● **STATED EXERCISE**
Starting at the first line of the listing below, repeat each line exactly until the line containing "y_ticks = [-1.0, -0.5, 0.0, 0.5, 1.0, 1.5, 2.0, 2.5, 3.0]", which you include. Leave out pictures.

⟨

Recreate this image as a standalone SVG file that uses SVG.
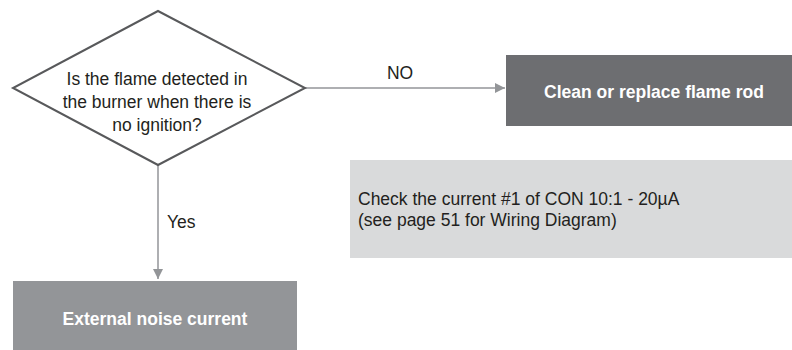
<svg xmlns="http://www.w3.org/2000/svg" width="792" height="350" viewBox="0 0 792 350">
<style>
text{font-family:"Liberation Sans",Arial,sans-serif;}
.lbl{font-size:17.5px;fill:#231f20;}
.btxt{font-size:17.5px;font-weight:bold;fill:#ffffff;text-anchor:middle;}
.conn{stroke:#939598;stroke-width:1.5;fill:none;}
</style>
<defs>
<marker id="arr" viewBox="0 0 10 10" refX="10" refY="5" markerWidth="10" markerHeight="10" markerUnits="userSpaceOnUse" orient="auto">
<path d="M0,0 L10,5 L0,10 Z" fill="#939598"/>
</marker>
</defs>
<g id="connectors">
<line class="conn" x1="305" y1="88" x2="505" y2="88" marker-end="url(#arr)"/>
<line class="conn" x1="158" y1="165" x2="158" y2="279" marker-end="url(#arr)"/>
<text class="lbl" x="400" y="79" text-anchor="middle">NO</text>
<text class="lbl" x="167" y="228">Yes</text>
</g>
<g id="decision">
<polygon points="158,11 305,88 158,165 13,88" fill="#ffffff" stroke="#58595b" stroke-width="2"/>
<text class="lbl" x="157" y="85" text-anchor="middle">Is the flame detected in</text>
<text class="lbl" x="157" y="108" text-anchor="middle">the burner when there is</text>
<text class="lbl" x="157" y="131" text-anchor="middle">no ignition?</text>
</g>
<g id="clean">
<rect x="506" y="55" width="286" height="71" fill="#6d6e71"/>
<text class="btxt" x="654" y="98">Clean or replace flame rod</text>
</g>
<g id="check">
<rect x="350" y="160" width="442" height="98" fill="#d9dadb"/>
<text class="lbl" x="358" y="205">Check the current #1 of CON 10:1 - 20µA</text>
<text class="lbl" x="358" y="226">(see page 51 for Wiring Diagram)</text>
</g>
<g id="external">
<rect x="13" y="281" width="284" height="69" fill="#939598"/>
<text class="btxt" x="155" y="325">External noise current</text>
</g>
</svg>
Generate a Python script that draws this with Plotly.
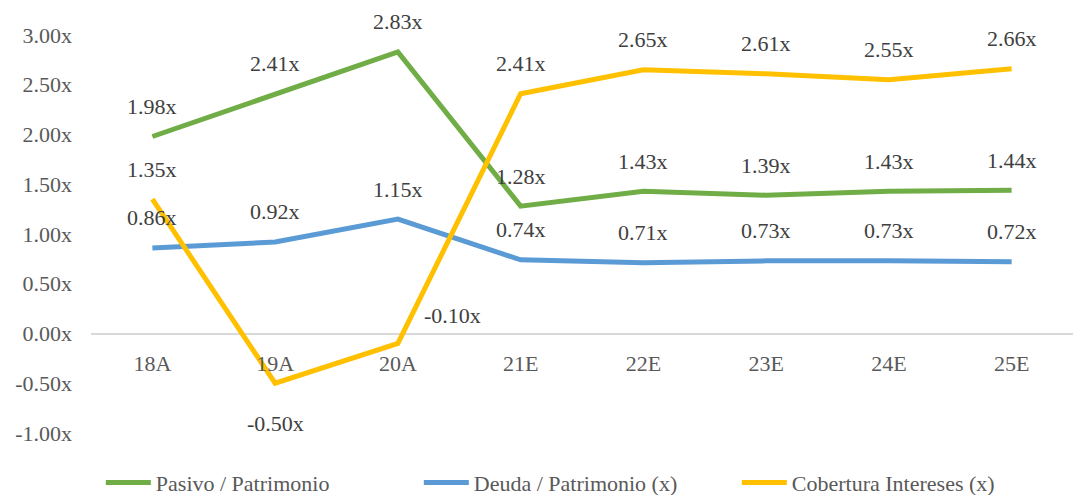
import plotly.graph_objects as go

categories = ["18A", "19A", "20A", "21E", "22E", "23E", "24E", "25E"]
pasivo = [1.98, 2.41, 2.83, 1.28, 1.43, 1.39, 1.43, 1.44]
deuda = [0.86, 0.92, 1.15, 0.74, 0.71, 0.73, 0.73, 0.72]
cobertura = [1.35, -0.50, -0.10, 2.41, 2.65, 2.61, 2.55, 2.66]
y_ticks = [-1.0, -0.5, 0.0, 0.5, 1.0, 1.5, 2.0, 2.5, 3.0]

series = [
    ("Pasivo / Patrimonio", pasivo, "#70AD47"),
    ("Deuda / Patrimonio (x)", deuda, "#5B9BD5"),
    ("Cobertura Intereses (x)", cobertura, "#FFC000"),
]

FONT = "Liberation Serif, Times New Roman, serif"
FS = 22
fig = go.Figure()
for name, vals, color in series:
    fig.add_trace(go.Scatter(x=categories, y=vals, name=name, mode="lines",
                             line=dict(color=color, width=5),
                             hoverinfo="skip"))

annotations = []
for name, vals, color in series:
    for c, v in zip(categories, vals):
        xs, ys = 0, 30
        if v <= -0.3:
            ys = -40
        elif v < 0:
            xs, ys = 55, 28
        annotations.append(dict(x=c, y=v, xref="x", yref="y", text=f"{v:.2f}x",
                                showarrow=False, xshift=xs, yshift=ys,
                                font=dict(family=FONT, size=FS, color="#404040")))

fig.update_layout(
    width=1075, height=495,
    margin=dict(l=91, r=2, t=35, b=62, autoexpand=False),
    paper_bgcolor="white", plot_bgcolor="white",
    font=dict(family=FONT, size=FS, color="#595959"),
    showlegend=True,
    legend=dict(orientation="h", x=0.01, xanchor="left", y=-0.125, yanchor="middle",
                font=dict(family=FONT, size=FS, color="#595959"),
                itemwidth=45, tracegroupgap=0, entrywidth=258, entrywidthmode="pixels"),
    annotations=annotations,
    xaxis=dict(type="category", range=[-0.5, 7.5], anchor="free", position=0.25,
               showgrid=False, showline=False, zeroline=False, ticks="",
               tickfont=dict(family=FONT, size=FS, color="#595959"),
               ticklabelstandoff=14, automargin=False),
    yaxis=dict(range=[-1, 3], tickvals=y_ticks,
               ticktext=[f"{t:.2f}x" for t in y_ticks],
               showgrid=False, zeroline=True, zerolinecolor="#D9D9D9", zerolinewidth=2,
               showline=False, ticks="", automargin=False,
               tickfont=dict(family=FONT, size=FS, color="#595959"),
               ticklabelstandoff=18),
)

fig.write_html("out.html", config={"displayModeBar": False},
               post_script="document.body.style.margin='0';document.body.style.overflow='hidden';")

⟩

● **SOLUTION FOR THIS TASK**
Recreate this image as a standalone SVG file that uses SVG.
<svg xmlns="http://www.w3.org/2000/svg" width="792" height="350" viewBox="0 0 792 350">
<style>
text{font-family:"Liberation Sans",Arial,sans-serif;}
.lbl{font-size:17.5px;fill:#231f20;}
.btxt{font-size:17.5px;font-weight:bold;fill:#ffffff;text-anchor:middle;}
.conn{stroke:#939598;stroke-width:1.5;fill:none;}
</style>
<defs>
<marker id="arr" viewBox="0 0 10 10" refX="10" refY="5" markerWidth="10" markerHeight="10" markerUnits="userSpaceOnUse" orient="auto">
<path d="M0,0 L10,5 L0,10 Z" fill="#939598"/>
</marker>
</defs>
<g id="connectors">
<line class="conn" x1="305" y1="88" x2="505" y2="88" marker-end="url(#arr)"/>
<line class="conn" x1="158" y1="165" x2="158" y2="279" marker-end="url(#arr)"/>
<text class="lbl" x="400" y="79" text-anchor="middle">NO</text>
<text class="lbl" x="167" y="228">Yes</text>
</g>
<g id="decision">
<polygon points="158,11 305,88 158,165 13,88" fill="#ffffff" stroke="#58595b" stroke-width="2"/>
<text class="lbl" x="157" y="85" text-anchor="middle">Is the flame detected in</text>
<text class="lbl" x="157" y="108" text-anchor="middle">the burner when there is</text>
<text class="lbl" x="157" y="131" text-anchor="middle">no ignition?</text>
</g>
<g id="clean">
<rect x="506" y="55" width="286" height="71" fill="#6d6e71"/>
<text class="btxt" x="654" y="98">Clean or replace flame rod</text>
</g>
<g id="check">
<rect x="350" y="160" width="442" height="98" fill="#d9dadb"/>
<text class="lbl" x="358" y="205">Check the current #1 of CON 10:1 - 20µA</text>
<text class="lbl" x="358" y="226">(see page 51 for Wiring Diagram)</text>
</g>
<g id="external">
<rect x="13" y="281" width="284" height="69" fill="#939598"/>
<text class="btxt" x="155" y="325">External noise current</text>
</g>
</svg>
Generate a Python script that draws this with Plotly.
import plotly.graph_objects as go

categories = ["18A", "19A", "20A", "21E", "22E", "23E", "24E", "25E"]
pasivo = [1.98, 2.41, 2.83, 1.28, 1.43, 1.39, 1.43, 1.44]
deuda = [0.86, 0.92, 1.15, 0.74, 0.71, 0.73, 0.73, 0.72]
cobertura = [1.35, -0.50, -0.10, 2.41, 2.65, 2.61, 2.55, 2.66]
y_ticks = [-1.0, -0.5, 0.0, 0.5, 1.0, 1.5, 2.0, 2.5, 3.0]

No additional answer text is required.